More than 100 of the costumes deemed “sexual” have been “soft” banned.
Fans see this as a form of tone policing game content and “censoring” the game. Purposefully trying to change the image of Dead or Alive and the tournament scene to fit the progressive agenda. It’s a little like trying to make punk-culture ripped jeans appeal to business executives… or better yet, banning Mai from King of Fighters tournaments because of her jiggle animations and skimpy outfit.
Over on the Eurogamer article, more disgruntled gamers made their textual voices known, writing in the comment section…
“DoA,[…] has long used the skimpy costumes as one of its core defining features. If you’re not comfortable with that, you’re probably best just leaving the franchise alone.”
Another commenter, Bilstar also echoed those sentiments, with most people agreeing, saying…
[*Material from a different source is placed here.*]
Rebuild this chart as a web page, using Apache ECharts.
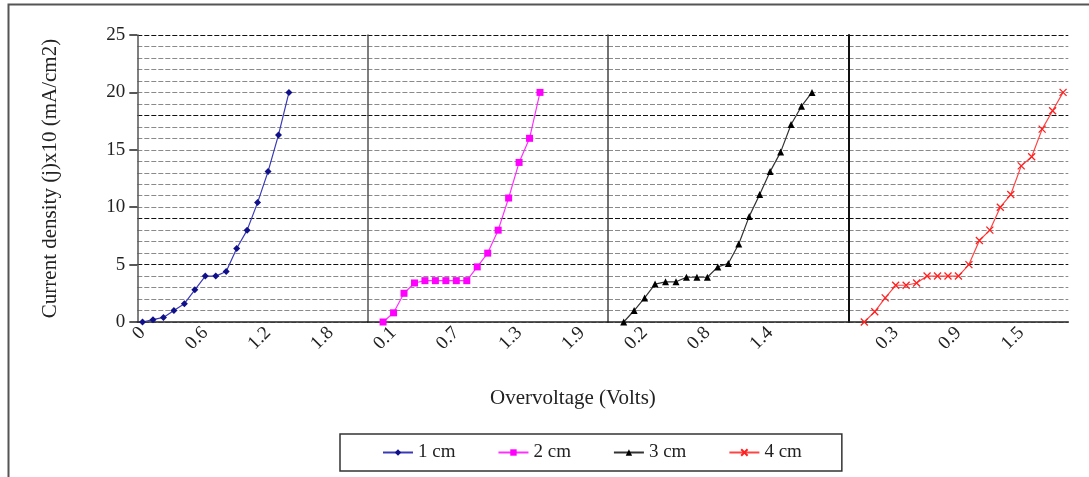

“Taking over-sexualised outfits out of DOA is maybe like taking the cutscenes out of the Metal Gear games. Some people would like it and it may make the series more attractive and accessible.
“But it’s not what the game is.”
It’s true – for better or for worse – Dead or Alive is defined and separated from most other fights for its sexualized characters, skimpy outfits and bouncing boobs. Without that it’s just a less interesting version of Tekken an even more tame version of Mortal Kombat, and an identical game to Virtua Fighter.
In response to the fan backlash, FGC organizer The HuBBs stated…
“We are not going to shun or distance ourselves from those who don’t want to use the soft ban. Has nothing to do with censorship or sexism. We just offered a new concept to try and promote the gameplay itself without viewers being too distracted by jiggling tits covered by dental floss.”
I’ve never been a fan of the Dead or Alive games but I always understood why they were popular. People like seeing things jiggle and bounce while they fight. Heck, the jiggling and bouncing was pretty prevalent in Mortal Kombat 9, too.
But what’s strange from these so-called “Social Justice Warriors” and progressives is relegating fictional women to objects of scrutiny instead of characters defined by their actions. The progressives seem to measure women by what they wear and how they’re proportioned instead of who they are.